The windshield sunshade is the better use of money and space. Heat still matters even on short drives because the first minutes in the car are when the cabin feels worst.

Drivers who want both problems covered

Use both. The sunshade handles the parked-car heat, and the visor add-on handles the glare that still shows up on the road. They do not overlap much, so this is one of the few cases where pairing them makes sense.

What to buy first

If you can only pick one accessory first, start with the problem you feel more often. For many drivers that is parked heat, so the sunshade earns the first slot. For drivers who spend a lot of time driving directly into low sun, the clip-on visor can pay off faster because it solves a frustration that shows up every commute.

A useful way to think about it is this: the windshield sunshade changes how the car feels when you return to it, while the clip-on changes how the drive feels while you are in it. That difference is why the right answer is usually obvious once you name the main annoyance.

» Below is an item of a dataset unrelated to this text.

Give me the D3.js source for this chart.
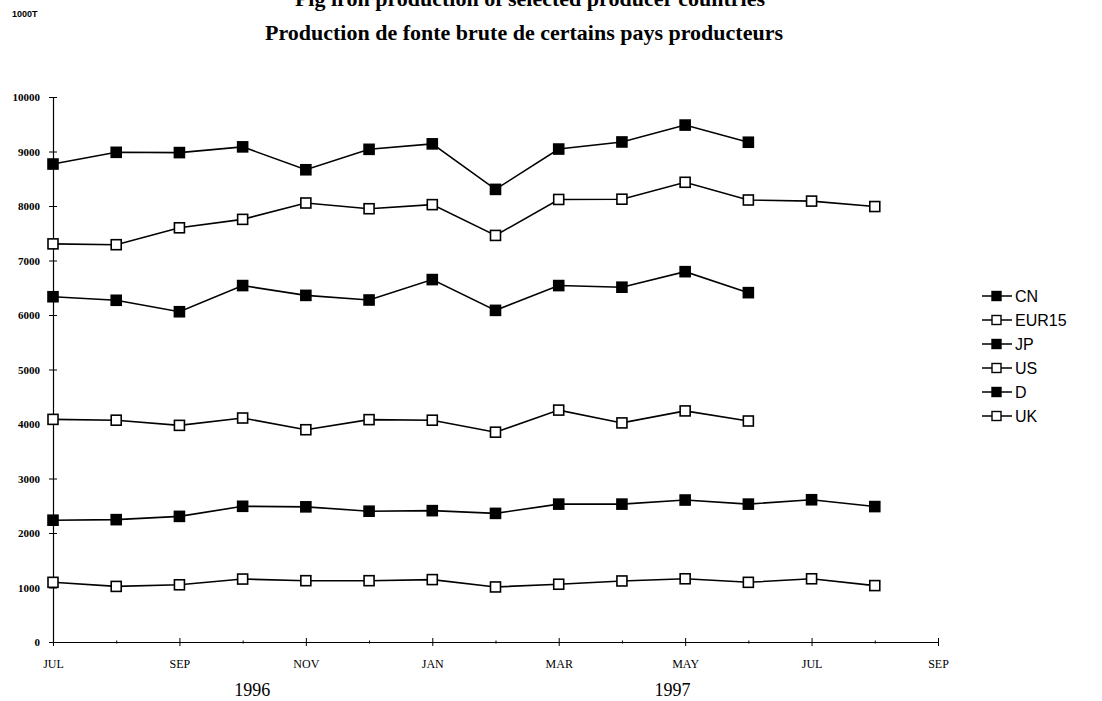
<!DOCTYPE html>
<html><head><meta charset="utf-8">
<script src="https://cdn.jsdelivr.net/npm/d3@7"></script>
<style>body{margin:0;background:#fff}svg{display:block}</style>
</head><body>
<svg id="c" width="1102" height="701"></svg>
<script>
const monthLabels = ["JUL","AUG","SEP","OCT","NOV","DEC","JAN","FEB","MAR","APR","MAY","JUN","JUL","AUG","SEP"];
const shownTicks = [0,2,4,6,8,10,12,14];
const yTicks = [0,1000,2000,3000,4000,5000,6000,7000,8000,9000,10000];
const yearLabels = [{label:"1996", m:3.15},{label:"1997", m:9.8}];

const CN    = [8770,8985,8980,9085,8665,9040,9140,8305,9045,9175,9485,9170];
const EUR15 = [7305,7290,7600,7755,8055,7950,8025,7460,8120,8125,8435,8110,8090,7990];
const JP    = [6335,6270,6060,6540,6360,6275,6650,6085,6540,6510,6795,6410];
const US    = [4085,4070,3975,4110,3895,4080,4070,3850,4255,4020,4240,4055];
const D     = [2235,2245,2305,2490,2480,2400,2410,2360,2530,2530,2605,2530,2610,2485];
const UK    = [1095,1020,1050,1155,1125,1125,1145,1010,1060,1120,1160,1095,1160,1035];

const series = [
  {name:"CN", values:CN, filled:true},
  {name:"EUR15", values:EUR15, filled:false},
  {name:"JP", values:JP, filled:true},
  {name:"US", values:US, filled:false},
  {name:"D", values:D, filled:true},
  {name:"UK", values:UK, filled:false}
];

const svg = d3.select("#c");
const x = d3.scaleLinear().domain([0,14]).range([53,938]);
const y = d3.scaleLinear().domain([0,10000]).range([642,97]);

// Titles
svg.append("text").attr("x",530).attr("y",6).attr("text-anchor","middle")
  .attr("font-family","Liberation Serif, Times New Roman, serif").attr("font-weight","bold")
  .attr("font-size",22).text("Pig iron production of selected producer countries");
svg.append("text").attr("x",524).attr("y",40).attr("text-anchor","middle")
  .attr("font-family","Liberation Serif, Times New Roman, serif").attr("font-weight","bold")
  .attr("font-size",22).text("Production de fonte brute de certains pays producteurs");
svg.append("text").attr("x",12).attr("y",17)
  .attr("font-family","Liberation Sans, Arial, sans-serif").attr("font-weight","bold")
  .attr("font-size",9).text("1000T");

// Y axis
const yAxis = d3.axisLeft(y).tickValues(yTicks).tickFormat(d3.format("d")).tickSizeInner(4).tickSizeOuter(0).tickPadding(9);
const gy = svg.append("g").attr("transform",`translate(${x(0)},0)`).call(yAxis);
gy.selectAll("text").attr("font-family","Liberation Serif, Times New Roman, serif").attr("font-weight","bold").attr("font-size",11).attr("fill","#000");
gy.selectAll(".tick line").attr("x2",4).attr("x1",-4).attr("stroke","#000");
gy.select(".domain").attr("stroke","#000").attr("stroke-width",1.2);

// X axis
const xAxis = d3.axisBottom(x).tickValues(d3.range(0,15)).tickFormat(i => shownTicks.includes(i) ? monthLabels[i] : "").tickSizeInner(0).tickSizeOuter(0).tickPadding(17);
const gx = svg.append("g").attr("transform",`translate(0,${y(0)})`).call(xAxis);
gx.selectAll("text").attr("font-family","Liberation Serif, Times New Roman, serif").attr("font-size",12).attr("fill","#000");
gx.selectAll(".tick line").attr("y1",d => shownTicks.includes(d)? -4 : -1.5).attr("y2",d => shownTicks.includes(d)? 4 : 1.5).attr("stroke","#000");
gx.select(".domain").attr("stroke","#000").attr("stroke-width",1.2);

yearLabels.forEach(yl => {
  svg.append("text").attr("x",x(yl.m)).attr("y",696).attr("text-anchor","middle")
    .attr("font-family","Liberation Serif, Times New Roman, serif").attr("font-size",18).text(yl.label);
});

// Lines and markers
const line = d3.line().x((d,i)=>x(i)).y(d=>y(d));
const ms = 10;
series.forEach(s => {
  svg.append("path").datum(s.values).attr("d",line).attr("fill","none").attr("stroke","#000").attr("stroke-width",1.6);
  svg.selectAll(null).data(s.values).enter().append("rect")
    .attr("x",(d,i)=>x(i)-ms/2).attr("y",d=>y(d)-ms/2).attr("width",ms).attr("height",ms)
    .attr("fill", s.filled ? "#000" : "#fff").attr("stroke","#000").attr("stroke-width",1.6);
});

// Legend
const lg = svg.append("g").attr("transform","translate(982,296)");
series.forEach((s,i) => {
  const g = lg.append("g").attr("transform",`translate(0,${i*24})`);
  g.append("line").attr("x1",0).attr("x2",30).attr("y1",0).attr("y2",0).attr("stroke","#000").attr("stroke-width",1.5);
  g.append("rect").attr("x",10).attr("y",-4.5).attr("width",9).attr("height",9)
    .attr("fill", s.filled ? "#000" : "#fff").attr("stroke","#000").attr("stroke-width",1.4);
  g.append("text").attr("x",33).attr("y",5.5).attr("font-family","Liberation Sans, Arial, sans-serif")
    .attr("font-size",16).text(s.name);
});
</script>
</body></html>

Common mistakes buyers make

The most common mistake is choosing the accessory that sounds simpler instead of the one that matches the problem. A clip-on visor feels convenient, but it will not help a car that turns into an oven. A sunshade sounds broader, but it will not do much for glare at eye level while driving.

Another mistake is forgetting about daily handling. If you hate storing loose items, a sunshade needs to be easy to fold and easy to stash. If you hate cabin clutter, a clip-on that changes the feel of the visor can get old fast. Small annoyances matter because these are everyday accessories, not once-a-year purchases.

Final verdict

Buy the windshield sunshade if your bigger problem is a hot cabin, direct sun on the dash, or a car that sits outside for long stretches. It solves the broader and more common problem.

Buy the sun visor clip on if glare is the issue that keeps bothering you while driving and you want an accessory that stays attached all the time. It is a narrower tool, but it does that one job well.

For most cars and most drivers, the sunshade is the better first purchase. The clip-on wins when the road problem matters more than the parking problem.